Marijuana and Water


Posted July 4th, 2015

Is Weed the New Almond?

by Anna North

Broccolibeef, and perhaps most notably almonds have all come under fire in the past year for sucking up too much of California’s scarce water. Now you can add another crop to the tally of alleged water-guzzlers: marijuana.

A raid last week in California’s Mendocino, Humboldt, and Trinity Counties targeted marijuana growers not for growing the drug per se but for their illegal water use, reports Josh Harkinson of Mother Jones. Mr. Harkinson also writes that marijuana uses about six gallons of water per day per plant, while the notoriously water-intensive cotton uses just ten gallons per plant for the whole season.

Some have put marijuana’s water consumption lower or higher than the six-gallon figure. According to an analysis by Swami Chaitanya, a member of the Mendocino Cannabis Policy Council, which advocates for sustainable cannabis farming, an eighth of an ounce of marijuana takes 1.875 gallons of water to produce. That’s much less than it takes to produce a pound of beef (1500 gallons, according to Mr. Chaitanya), a bit less than it takes to grow a head of broccoli (5 gallons), and a bit more than it takes to grow a single almond (1 gallon).

Whether or not Americans will now give up weed the way some have been boycotting almonds is an open question. Ultimately, though, individual consumption decisions are less important than California’s ability to sustainably regulate its water — which, with respect to weed, it’s trying to do.

The California water board, along with the state’s Department of Fish & Wildlife, is developing a system of permits that would require cannabis growers to properly manage pesticide runoff and construction waste and get authorization to draw and store water. The goal is to mitigate the environmental impact of marijuana cultivation, and to get growers out in the open where their water use can be measured and regulated.

The regional water board for California’s North Coast, which includes Humboldt County, is set to adopt the permits in August, with the Central Valley likely to follow suit later this year.

The state isn’t doing a great job of measurement even when it comes to licit water use, but bringing weed growers into the state’s water system would help.

So would legalizing marijuana. As Samantha Page notes at ThinkProgress, growing weed for medical use is legal under California state law, but growing it for recreational use is “in a gray area of law enforcement.” Illegal growers tend to plant in remote wooded areas in Northern California, where the waterways are habitats for endangered and threatened fish species.

“Cannabis farming doesn’t happen out in the woods in Humboldt County because that’s a good place to grow things,” said Cris Carrigan, the director of the state water board’s office of enforcement. “It happens because you can hide there.”

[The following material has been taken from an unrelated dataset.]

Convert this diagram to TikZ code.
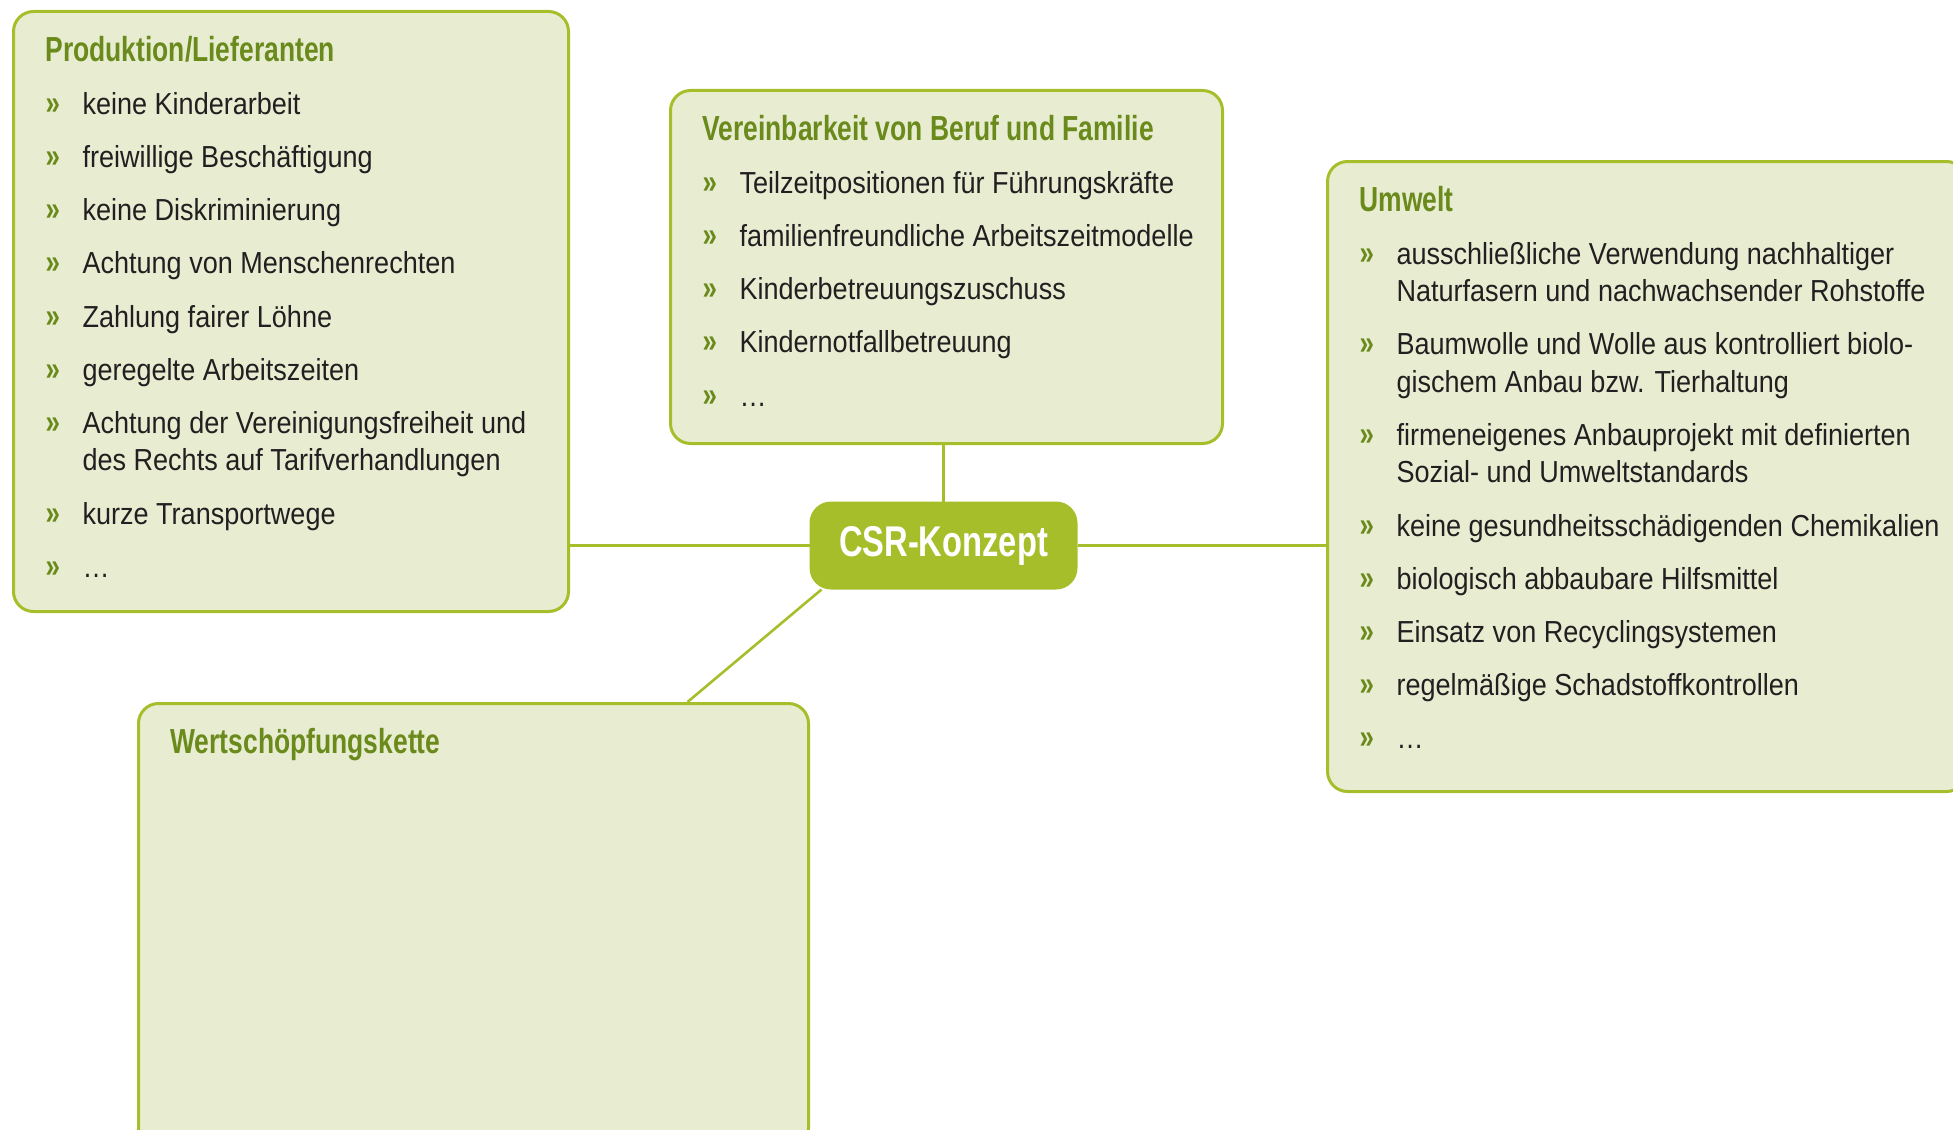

If growing weed became fully legal in California, growers might shift to places where their crop’s environmental impact was less severe — especially since, absent the threat of raids, growing in the woods isn’t necessarily cost-effective.

Getting a permit system in place now will prepare California for the potential of legalization in the future, said Mr. Carrigan.

And it might make one of California’s most famous crops a little kinder to the state’s drought-stricken environment.